The Computer Board has begun to take an interest in data and is set to pump some hundreds of thousands of pounds each year into end-user searching. By the end of the year all ISI databases should be freely available over JANET with up to 300 concurrent uses possible on a 50 gigabyte file. There are rumours this week of similar deals in the states with AGRICOLA and ERIC becoming available over BITNET. There will be all sorts of possibilities. Weekly data refreshment, downloading of subsets of the file, stored searches and so on. CD will have to work very hard to compete with that.

The breakthrough that CD needs is to become an end-user not an institutional product. But there is little evidence that big suppliers like IBM or Apple are ready to add CD drives to their standard products. Even if they did the most likely outcome is that users will want writable discs to create their own files.
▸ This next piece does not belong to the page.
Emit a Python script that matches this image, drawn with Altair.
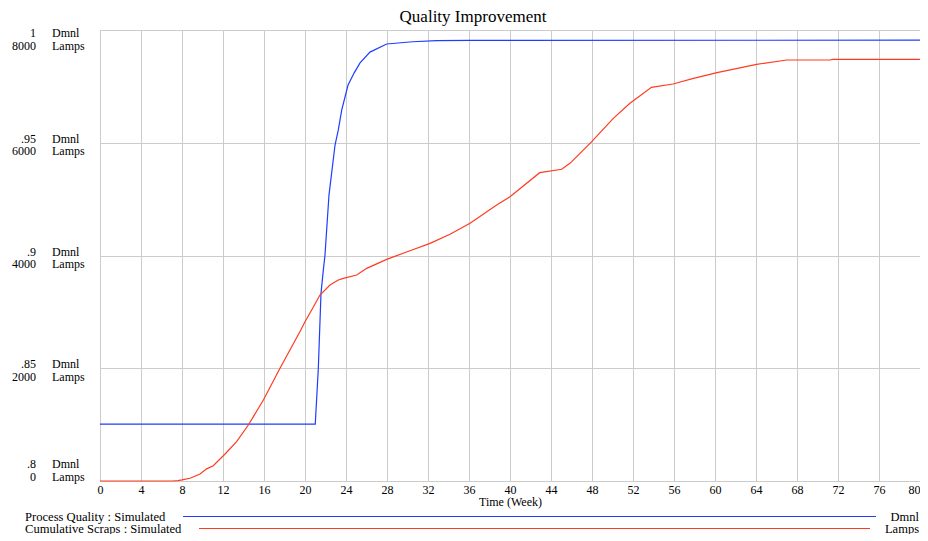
import altair as alt
import pandas as pd

# ---- data ----
weeks_q = [0, 21.0, 21.3, 21.56, 21.79, 21.95, 22.34, 22.93, 23.25, 23.58, 24.2, 24.8,
           25.37, 26.34, 27.97, 30.5, 32.85, 36.1, 80]
quality = [0.8252, 0.8252, 0.85, 0.8832, 0.8936, 0.9002, 0.9268, 0.949, 0.9557, 0.9645,
           0.9756, 0.981, 0.9854, 0.9902, 0.9938, 0.9948, 0.9953, 0.9954, 0.9955]

weeks_s = [0, 7.1, 7.6, 8.0, 8.78, 9.76, 10.4, 11.05, 12.2, 13.33, 14.47, 15.94, 17.56,
           19.5, 20.0, 20.65, 21.46, 22.44, 23.25, 23.74, 25.04, 26.02, 27.97, 30.24,
           32.2, 34.15, 36.1, 38.7, 40.0, 42.9, 45.04, 45.85, 47.97, 50.08, 51.7, 53.8,
           55.9, 57.9, 60.2, 64.06, 67.0, 71.2, 71.5, 80]
scraps = [0, 0, 8, 20, 48, 124, 215, 270, 479, 697, 993, 1437, 1999, 2648, 2826, 3033,
          3299, 3477, 3565, 3595, 3654, 3772, 3932, 4085, 4216, 4376, 4571, 4896, 5043,
          5469, 5529, 5635, 6019, 6433, 6700, 6983, 7042, 7143, 7243, 7391, 7468, 7468,
          7480, 7480]

x_ticks = list(range(0, 81, 4))
lamp_ticks = [8000, 6000, 4000, 2000, 0]
dmnl_labels = ["1", ".95", ".9", ".85", ".8"]
lamp_labels = ["8000", "6000", "4000", "2000", "0"]
legend_labels = ["Process Quality : Simulated", "Cumulative Scraps : Simulated"]
legend_units = ["Dmnl", "Lamps"]

FONT = "Liberation Serif"
BLUE = "#1f3cff"
RED = "#ff3b1f"
GRID = "#cccccc"

q_df = pd.DataFrame({"week": weeks_q, "quality": quality})
s_df = pd.DataFrame({"week": weeks_s, "scraps": scraps})
lab_df = pd.DataFrame({
    "lamps": lamp_ticks,
    "num": [f"{a}\n{b}" for a, b in zip(dmnl_labels, lamp_labels)],
    "unit": ["Dmnl\nLamps"] * len(lamp_ticks),
})

xscale = alt.Scale(domain=[0, 80], nice=False, zero=False)
lamp_scale = alt.Scale(domain=[0, 8000], nice=False, zero=False)
x_axis = alt.Axis(values=x_ticks, grid=True, gridColor=GRID, gridWidth=1, ticks=False,
                  domain=False, labelFont=FONT, labelFontSize=12, labelPadding=3,
                  labelColor="black", labelFlush=False, labelOverlap=False,
                  labelAlign=alt.condition("datum.value >= 80", alt.value("right"),
                                           alt.value("center")),
                  title="Time (Week)", titleFont=FONT, titleFontSize=12,
                  titleFontWeight="normal", titleColor="black", titlePadding=1)

red_line = alt.Chart(s_df).mark_line(color=RED, strokeWidth=1.2).encode(
    x=alt.X("week:Q", scale=xscale, axis=x_axis),
    y=alt.Y("scraps:Q", scale=lamp_scale,
            axis=alt.Axis(values=lamp_ticks, grid=True, gridColor=GRID, labels=False,
                          ticks=False, domain=False, title=None)),
)

blue_line = alt.Chart(q_df).mark_line(color=BLUE, strokeWidth=1.2).encode(
    x=alt.X("week:Q", scale=xscale, axis=x_axis),
    y=alt.Y("quality:Q", scale=alt.Scale(domain=[0.8, 1.0], nice=False, zero=False),
            axis=None),
)


def label_layer(sub, field, xpos, align, dy):
    return alt.Chart(sub).mark_text(
        align=align, baseline="middle", lineBreak="\n", lineHeight=12.5, dy=dy,
        font=FONT, fontSize=12, color="black",
    ).encode(
        y=alt.Y("lamps:Q", scale=lamp_scale, axis=None),
        x=alt.value(xpos),
        text=alt.Text(f"{field}:N"),
    )


label_layers = []
for sub, dy in [(lab_df[lab_df.lamps == 8000], 3),
                (lab_df[(lab_df.lamps > 0) & (lab_df.lamps < 8000)], -4),
                (lab_df[lab_df.lamps == 0], -17)]:
    label_layers.append(label_layer(sub, "num", -64, "right", dy))
    label_layers.append(label_layer(sub, "unit", -48, "left", dy))

legend_layers = []
for lab, unit, col, ypos, x1, x2 in [
        (legend_labels[0], legend_units[0], BLUE, 486.5, 83, 776),
        (legend_labels[1], legend_units[1], RED, 498.5, 99, 770)]:
    d = pd.DataFrame({"label": [lab], "unit": [unit]})
    legend_layers.append(alt.Chart(d).mark_text(
        align="left", baseline="middle", font=FONT, fontSize=12.6, color="black"
    ).encode(x=alt.value(-75), y=alt.value(ypos), text="label:N"))
    legend_layers.append(alt.Chart(d).mark_text(
        align="right", baseline="middle", font=FONT, fontSize=12.5, color="black"
    ).encode(x=alt.value(819), y=alt.value(ypos), text="unit:N"))
    legend_layers.append(alt.Chart(d).mark_rule(color=col, strokeWidth=1.2).encode(
        x=alt.value(x1), x2=alt.value(x2), y=alt.value(ypos)))

chart = alt.layer(blue_line, red_line, *label_layers, *legend_layers).resolve_scale(
    y="independent"
).properties(
    width=820, height=451,
    title=alt.TitleParams("Quality Improvement", font=FONT, fontSize=17,
                          fontWeight="normal", anchor="middle", dx=-37, offset=1,
                          frame="group", color="black"),
    autosize=alt.AutoSizeParams(type="none"),
    padding={"left": 92, "top": 22, "right": 0, "bottom": 53},
).configure_view(stroke="black", strokeWidth=2).configure(background="white")

chart.save("out.html", embed_options={"renderer": "svg", "actions": False})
I have no doubt that CD has a minimum future in replacing microform with stable unchanging datasets, such as the old British Library Catalogue - although even there I gather some problems exist in recording changed pressmarks. I also suspect that there is a big future for mixed media where new services mixing data graphics and sound will appear. However, I increasingly think that unless networking issues in particular are resolved, CD will find substantial competition from the great leaps being made, and very importantly centrally funded, in wide area networking.

At the moment then, I see problems arising faster than solutions.